→ Exercise directions
For each line of the data below that holds "React", copy the line.

________

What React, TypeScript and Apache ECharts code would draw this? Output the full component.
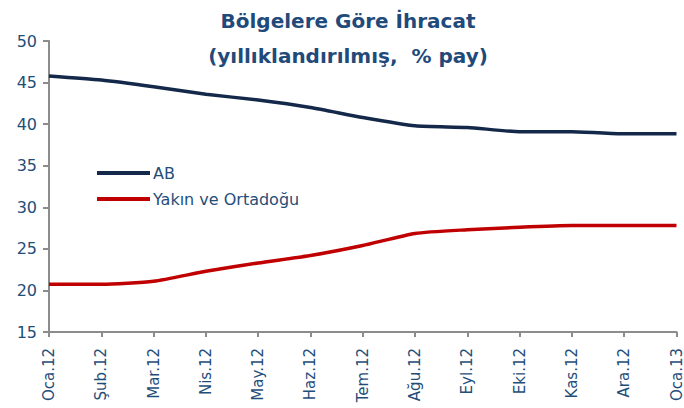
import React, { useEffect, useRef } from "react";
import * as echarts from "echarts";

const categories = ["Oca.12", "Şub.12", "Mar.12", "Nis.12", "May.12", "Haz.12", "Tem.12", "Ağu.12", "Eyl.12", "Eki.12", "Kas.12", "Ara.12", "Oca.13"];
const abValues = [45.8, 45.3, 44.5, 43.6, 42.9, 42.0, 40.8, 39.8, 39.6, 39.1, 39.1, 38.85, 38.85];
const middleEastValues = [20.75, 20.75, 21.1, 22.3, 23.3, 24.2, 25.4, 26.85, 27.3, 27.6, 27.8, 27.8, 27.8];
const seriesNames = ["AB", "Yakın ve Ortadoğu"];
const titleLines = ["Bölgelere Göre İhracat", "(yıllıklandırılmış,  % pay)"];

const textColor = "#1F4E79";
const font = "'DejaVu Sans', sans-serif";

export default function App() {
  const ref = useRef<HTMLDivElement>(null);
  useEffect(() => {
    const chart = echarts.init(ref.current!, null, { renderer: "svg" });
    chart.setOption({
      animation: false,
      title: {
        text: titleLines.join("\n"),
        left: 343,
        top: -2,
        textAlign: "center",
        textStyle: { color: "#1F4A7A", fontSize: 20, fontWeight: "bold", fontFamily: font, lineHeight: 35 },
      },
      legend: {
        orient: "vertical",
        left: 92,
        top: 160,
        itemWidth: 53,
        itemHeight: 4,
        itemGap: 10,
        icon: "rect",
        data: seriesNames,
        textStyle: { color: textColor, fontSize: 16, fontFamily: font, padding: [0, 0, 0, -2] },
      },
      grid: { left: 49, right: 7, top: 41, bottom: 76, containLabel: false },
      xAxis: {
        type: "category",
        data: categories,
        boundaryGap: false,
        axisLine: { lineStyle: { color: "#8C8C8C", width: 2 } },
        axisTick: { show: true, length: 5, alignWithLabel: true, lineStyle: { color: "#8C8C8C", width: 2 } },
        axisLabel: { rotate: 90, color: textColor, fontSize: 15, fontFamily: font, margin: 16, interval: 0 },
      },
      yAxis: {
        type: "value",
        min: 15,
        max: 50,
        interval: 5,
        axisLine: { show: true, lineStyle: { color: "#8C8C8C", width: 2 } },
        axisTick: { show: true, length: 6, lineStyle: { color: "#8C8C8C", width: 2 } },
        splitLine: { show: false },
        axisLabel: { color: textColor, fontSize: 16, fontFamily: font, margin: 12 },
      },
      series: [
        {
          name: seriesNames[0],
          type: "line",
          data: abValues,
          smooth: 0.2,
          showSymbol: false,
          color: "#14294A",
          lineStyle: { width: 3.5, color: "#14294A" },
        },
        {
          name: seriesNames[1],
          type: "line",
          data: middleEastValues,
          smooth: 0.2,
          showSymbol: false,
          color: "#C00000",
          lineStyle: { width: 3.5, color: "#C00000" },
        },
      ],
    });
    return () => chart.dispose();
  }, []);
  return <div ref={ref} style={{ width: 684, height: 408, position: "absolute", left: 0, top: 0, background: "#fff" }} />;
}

________

→ Complete output
What React, TypeScript and Apache ECharts code would draw this? Output the full component.
import React, { useEffect, useRef } from "react";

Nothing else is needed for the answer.